Scalability Considerations: Both approaches scale to millions of events, but with different characteristics:

Streaming scalability:

  • Horizontal scaling via Kinesis shards (1MB/s or 1000 records/s per shard)
  • Lambda auto-scales but requires concurrency limit management
  • Real-time backpressure handling needed for traffic spikes
  • State management complexity increases with scale

Batch scalability:

  • Firehose auto-scales without shard management
  • S3 scales infinitely for storage
  • Scheduled jobs can process arbitrarily large datasets
  • Easier to handle bursty traffic patterns

For manufacturing IoT, the recommended architecture is a hybrid approach:

  1. Critical Equipment Stream: Route high-priority device data through Kinesis Data Streams for real-time monitoring. Use Lambda for immediate anomaly detection and alerting. Store results in DynamoDB for fast querying.

  2. Bulk Data Batch: Send all equipment data through Firehose to S3 for historical analysis, reporting, and ML model training. Run scheduled Glue or EMR jobs for complex aggregations.

  3. Unified Analytics: Use Athena to query both real-time results (from DynamoDB exports to S3) and historical batch data in a unified analytics layer.

This hybrid model optimizes for both operational responsiveness (streaming latency) and cost efficiency (batch processing), while maintaining scalability for growing IoT deployments.
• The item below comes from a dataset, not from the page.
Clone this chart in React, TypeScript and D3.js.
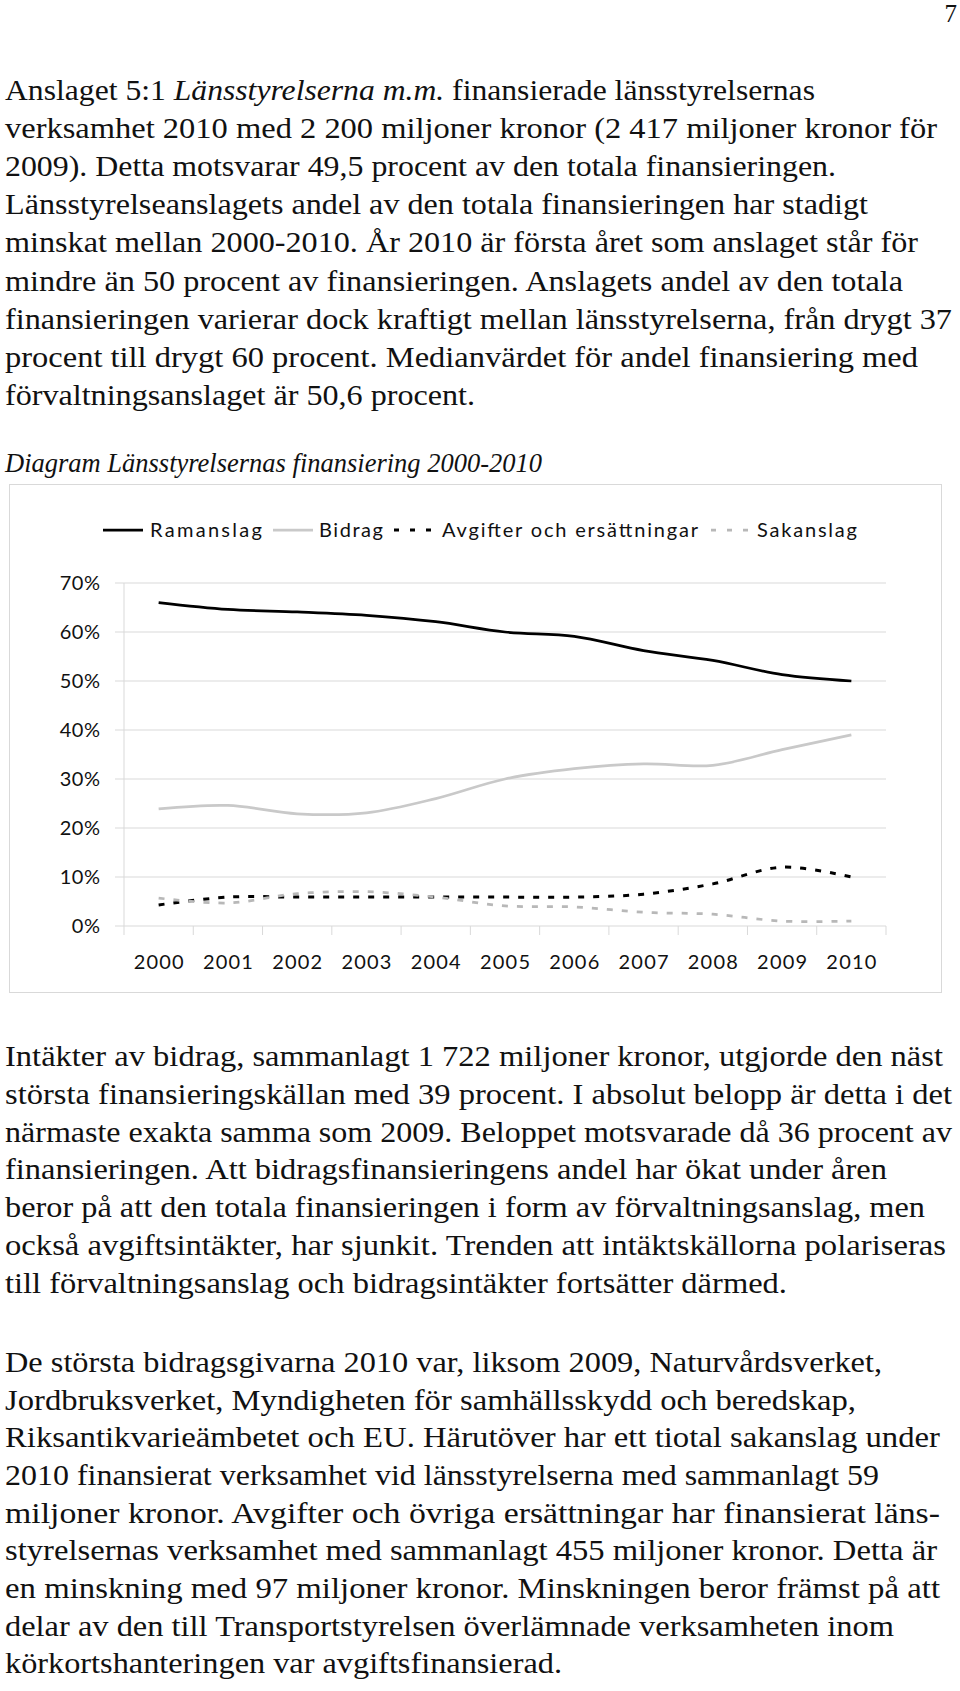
import React, { useEffect } from 'react';
import * as d3 from 'd3';

const years = ['2000', '2001', '2002', '2003', '2004', '2005', '2006', '2007', '2008', '2009', '2010'];
const ramanslag = [66.0, 64.6, 64.1, 63.4, 62.1, 60.0, 59.1, 56.2, 54.2, 51.3, 50.0];
const bidrag = [23.9, 24.6, 22.9, 23.1, 26.0, 30.0, 32.1, 33.1, 32.8, 36.0, 39.0];
const avgifter = [4.3, 5.9, 5.9, 5.9, 5.9, 5.9, 5.9, 6.5, 8.6, 12.0, 10.0];
const sakanslag = [5.7, 4.7, 6.6, 7.0, 5.9, 4.1, 3.9, 2.8, 2.4, 1.0, 1.0];
const yTicks = [0, 10, 20, 30, 40, 50, 60, 70];
const seriesNames = ['Ramanslag', 'Bidrag', 'Avgifter och ersättningar', 'Sakanslag'];

const chartTitle = 'Diagram Länsstyrelsernas finansiering 2000-2010';
const pageNumber = '7';

const para1: [string, boolean][][] = [
  [['Anslaget 5:1 ', false], ['Länsstyrelserna m.m.', true], [' finansierade länsstyrelsernas', false]],
  [['verksamhet 2010 med 2 200 miljoner kronor (2 417 miljoner kronor för', false]],
  [['2009). Detta motsvarar 49,5 procent av den totala finansieringen.', false]],
  [['Länsstyrelseanslagets andel av den totala finansieringen har stadigt', false]],
  [['minskat mellan 2000-2010. År 2010 är första året som anslaget står för', false]],
  [['mindre än 50 procent av finansieringen. Anslagets andel av den totala', false]],
  [['finansieringen varierar dock kraftigt mellan länsstyrelserna, från drygt 37', false]],
  [['procent till drygt 60 procent. Medianvärdet för andel finansiering med', false]],
  [['förvaltningsanslaget är 50,6 procent.', false]],
];
const para2: [string, boolean][][] = [
  [['Intäkter av bidrag, sammanlagt 1 722 miljoner kronor, utgjorde den näst', false]],
  [['största finansieringskällan med 39 procent. I absolut belopp är detta i det', false]],
  [['närmaste exakta samma som 2009. Beloppet motsvarade då 36 procent av', false]],
  [['finansieringen. Att bidragsfinansieringens andel har ökat under åren', false]],
  [['beror på att den totala finansieringen i form av förvaltningsanslag, men', false]],
  [['också avgiftsintäkter, har sjunkit. Trenden att intäktskällorna polariseras', false]],
  [['till förvaltningsanslag och bidragsintäkter fortsätter därmed.', false]],
];
const para3: [string, boolean][][] = [
  [['De största bidragsgivarna 2010 var, liksom 2009, Naturvårdsverket,', false]],
  [['Jordbruksverket, Myndigheten för samhällsskydd och beredskap,', false]],
  [['Riksantikvarieämbetet och EU. Härutöver har ett tiotal sakanslag under', false]],
  [['2010 finansierat verksamhet vid länsstyrelserna med sammanlagt 59', false]],
  [['miljoner kronor. Avgifter och övriga ersättningar har finansierat läns-', false]],
  [['styrelsernas verksamhet med sammanlagt 455 miljoner kronor. Detta är', false]],
  [['en minskning med 97 miljoner kronor. Minskningen beror främst på att', false]],
  [['delar av den till Transportstyrelsen överlämnade verksamheten inom', false]],
  [['körkortshanteringen var avgiftsfinansierad.', false]],
];

const p1Ends = [815, 937, 836, 868, 918, 903, 952, 918, 475];
const p2Ends = [943, 952, 952, 887, 925, 946, 787];
const p3Ends = [882, 856, 940, 879, 940, 937, 940, 894, 562];

const SERIF = '"Liberation Serif", "DejaVu Serif", serif';
const SANS = 'Lato, "Open Sans", sans-serif';

function Paragraph({ lines, ends, y0, step }: { lines: [string, boolean][][]; ends: number[]; y0: number; step: number }) {
  const x0 = 5;
  return (
    <g>
      {lines.map((segs, i) => (
        <text
          key={i}
          x={x0}
          y={y0 + i * step}
          fontFamily={SERIF}
          fontSize={29}
          fill="#111"
          textLength={ends[i] - x0}
          lengthAdjust="spacingAndGlyphs"
        >
          {segs.map(([t, it], j) => (
            <tspan key={j} fontStyle={it ? 'italic' : 'normal'}>{t}</tspan>
          ))}
        </text>
      ))}
    </g>
  );
}

export default function App() {
  useEffect(() => {
    document.body.style.margin = '0';
  }, []);

  const plotLeft = 124;
  const plotRight = 886;
  const y0 = 926;
  const y70 = 583;

  const x = d3.scaleBand<string>().domain(years).range([plotLeft, plotRight]);
  const y = d3.scaleLinear().domain([0, 70]).range([y0, y70]);
  const cx = (i: number) => (x(years[i]) as number) + x.bandwidth() / 2;

  const line = d3
    .line<number>()
    .x((_, i) => cx(i))
    .y((v) => y(v))
    .curve(d3.curveCatmullRom.alpha(0.5));

  const series = [
    { name: seriesNames[0], data: ramanslag, color: '#000', width: 2.75, dash: undefined as string | undefined },
    { name: seriesNames[1], data: bidrag, color: '#c9c9c9', width: 2.75, dash: undefined },
    { name: seriesNames[2], data: avgifter, color: '#000', width: 3, dash: '6,9' },
    { name: seriesNames[3], data: sakanslag, color: '#b8b8b8', width: 2.75, dash: '6,9' },
  ];

  const legend = [
    { sx: 103, ex: 143, tx: 150, tw: 112 },
    { sx: 273, ex: 313, tx: 319, tw: 64 },
    { sx: 394, ex: 434, tx: 442, tw: 256 },
    { sx: 711, ex: 751, tx: 757, tw: 100 },
  ];
  const legendY = 530;
  const FS = 20;

  return (
    <svg width={960} height={1691} style={{ position: 'absolute', left: 0, top: 0, background: '#fff' }}>
      <rect x={0} y={0} width={960} height={1691} fill="#fff" />
      <text x={957} y={22} textAnchor="end" fontFamily={SERIF} fontSize={25} fill="#111">{pageNumber}</text>

      <Paragraph lines={para1} ends={p1Ends} y0={100} step={38.1} />

      <text x={5} y={472} fontFamily={SERIF} fontStyle="italic" fontSize={28} fill="#111" textLength={537} lengthAdjust="spacingAndGlyphs">
        {chartTitle}
      </text>

      <rect x={9.5} y={484.5} width={932} height={508} fill="none" stroke="#d9d9d9" strokeWidth={1} />

      {yTicks.map((t) => (
        <g key={t}>
          <line x1={115} x2={plotRight} y1={y(t)} y2={y(t)} stroke="#d9d9d9" strokeWidth={1} />
          <text
            x={100.5}
            y={y(t) + 7}
            textAnchor="end"
            fontFamily={SANS}
            fontSize={FS}
            fill="#111"
            letterSpacing={0.5}
          >
            {t}%
          </text>
        </g>
      ))}
      <line x1={plotLeft} x2={plotLeft} y1={y70} y2={y0 + 9} stroke="#d9d9d9" strokeWidth={1} />
      {years.map((yr) => (
        <line key={yr} x1={(x(yr) as number) + x.bandwidth()} x2={(x(yr) as number) + x.bandwidth()} y1={y0} y2={y0 + 9} stroke="#d9d9d9" strokeWidth={1} />
      ))}
      {years.map((yr, i) => (
        <text
          key={yr}
          x={cx(i) - 25}
          y={969}
          fontFamily={SANS}
          fontSize={FS}
          fill="#111"
          textLength={50}
          lengthAdjust="spacing"
        >
          {yr}
        </text>
      ))}

      {series.map((s) => (
        <path
          key={s.name}
          d={line(s.data) || ''}
          fill="none"
          stroke={s.color}
          strokeWidth={s.width}
          strokeDasharray={s.dash}
          strokeLinejoin="round"
        />
      ))}

      {series.map((s, i) => (
        <g key={s.name}>
          <line
            x1={legend[i].sx}
            x2={legend[i].ex}
            y1={legendY}
            y2={legendY}
            stroke={s.color}
            strokeWidth={s.width}
            strokeDasharray={s.dash ? '5,11' : undefined}
          />
          <text
            x={legend[i].tx}
            y={legendY + 7}
            fontFamily={SANS}
            fontSize={FS}
            fill="#111"
            textLength={legend[i].tw}
            lengthAdjust="spacing"
          >
            {s.name}
          </text>
        </g>
      ))}

      <Paragraph lines={para2} ends={p2Ends} y0={1066} step={37.8} />
      <Paragraph lines={para3} ends={p3Ends} y0={1372} step={37.65} />
    </svg>
  );
}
The complexity trade-off is justified by the business value of real-time operational insights combined with cost-effective historical analytics.

Another consideration is the query pattern. Streaming is great for stateful operations - running averages, anomaly detection models that need recent history, correlation across multiple sensors in real-time. Batch excels at complex aggregations, joins with other datasets, and historical trend analysis.

For manufacturing IoT, I’d recommend streaming for operational metrics (is equipment running normally right now?) and batch for analytical metrics (how has equipment performance trended over the past month?). This aligns the processing model with the business question being answered.